This is, per Blogger stats (which may or may not include bot hits) the most-read posts of the last three months. That does not necessarily mean they were written in the past three months, and "evergreen" posts will be noted.
The usual counting backward, per Tom Lehrer and Wernher von Braun:
No. 10 is about the ahistoricity of the last one-quarter of Acts, even when judged by the historicity of the rest of the book and is from 2022.
No. 9 is about what John Drinkwater got wrong on Nero, Tacitus and early Christianity, in his bio of Nero and is from 2021.
No. 8 is new, from within the last couple of months, about what Texas Observer got wrong vis-a-vis Texas U.S. Senate candidate James Talarico's liberal Presbyterianism within larger Presbyterian, and mainline Protestant, denominationalism.
No. 7 ties broadly to No. 10, but is new; it's about Berenice, sister of Agrippa II, and it is more specifically about reality vs legend in her life.
Four straight posts about wrongness of others' interpretations, eh?
No. 6, also new, continues the trend, as I excoriate an article about "Catholic" "womenpriests." That's scare quotes for both because per the excoriated article, both are earned. It's also raised my skeptical antennae about the site that posted the original link.
No. 5, is also new, and my take on a great article by Bruce Chilton talking about "godfearers" in Acts. In this case, it's him pointing out what others have gotten wrong.

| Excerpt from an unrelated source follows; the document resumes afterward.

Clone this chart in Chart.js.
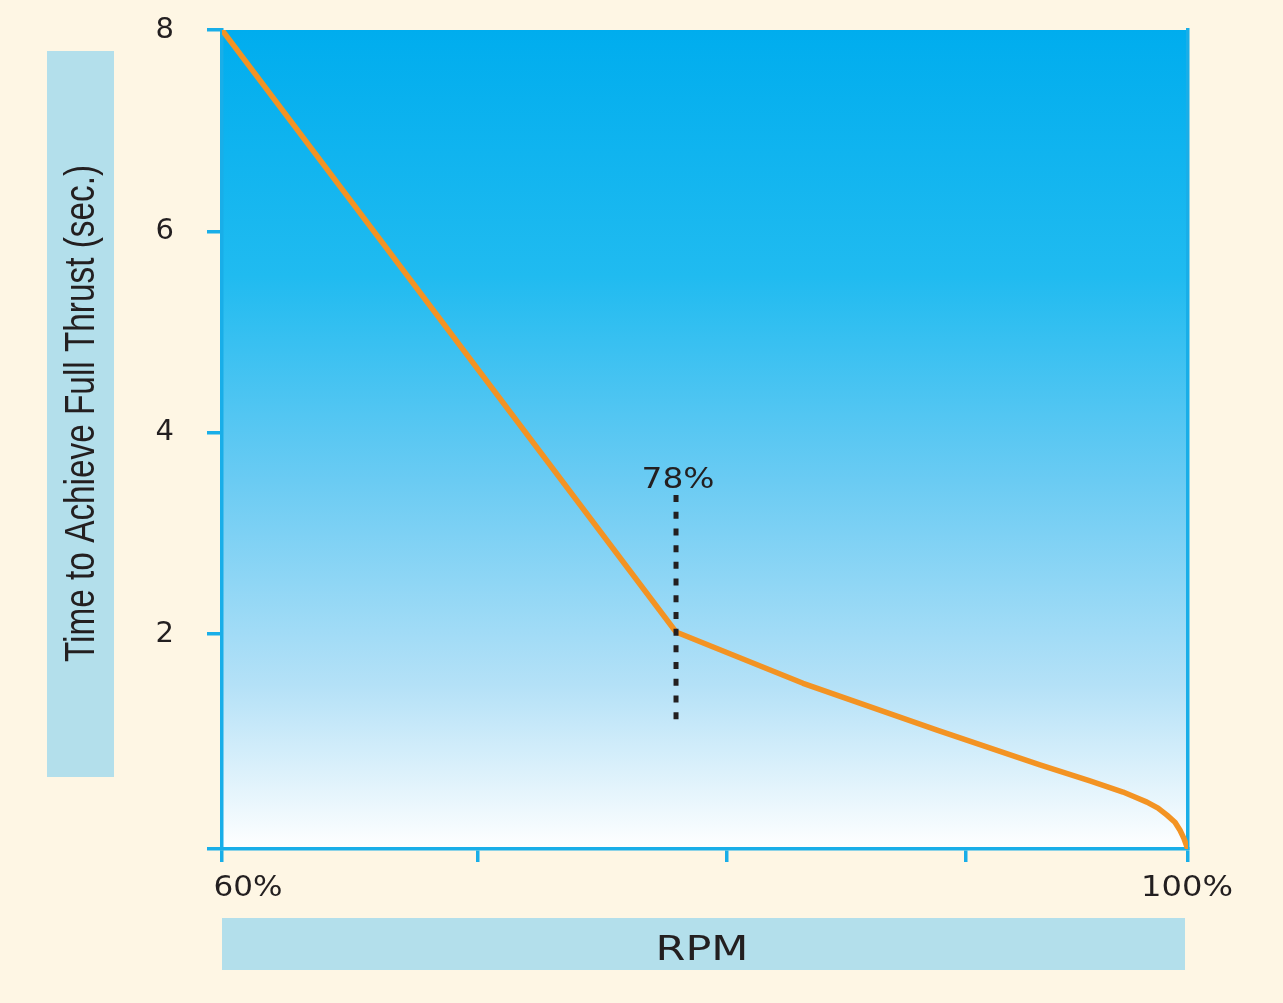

No. 4 relates to No. 10, and also to the theme here. I call out Adam Gopnik for a semi-fail on his understanding of the historical Paul.
No. 3? Even more so. I refudiate philosopher friend Massimo Pigliucci over his defense of determinism. (More refudiation is upcoming, related to the Stoicism and neo-Stoicism that is a prime driver of his determinism.)
No. 2? An oldie but a goodie: "More proof the Buddha was no Buddha." Indirectly, it's also a refutation of Robert Wright. It's from way back in 2007.
No. 1 is about fascism, or "lutefash," in the Lutheran Church-Missouri Synod, and of added importance with appeaser LCMS incumbent president Matthew Harrison just being elected to another term, with a whole 50.1 percent per this Substack. It's from 2023.
And, of course, besides the countdown idea in general, Lehrer's piece ties well with No. 1 on the list.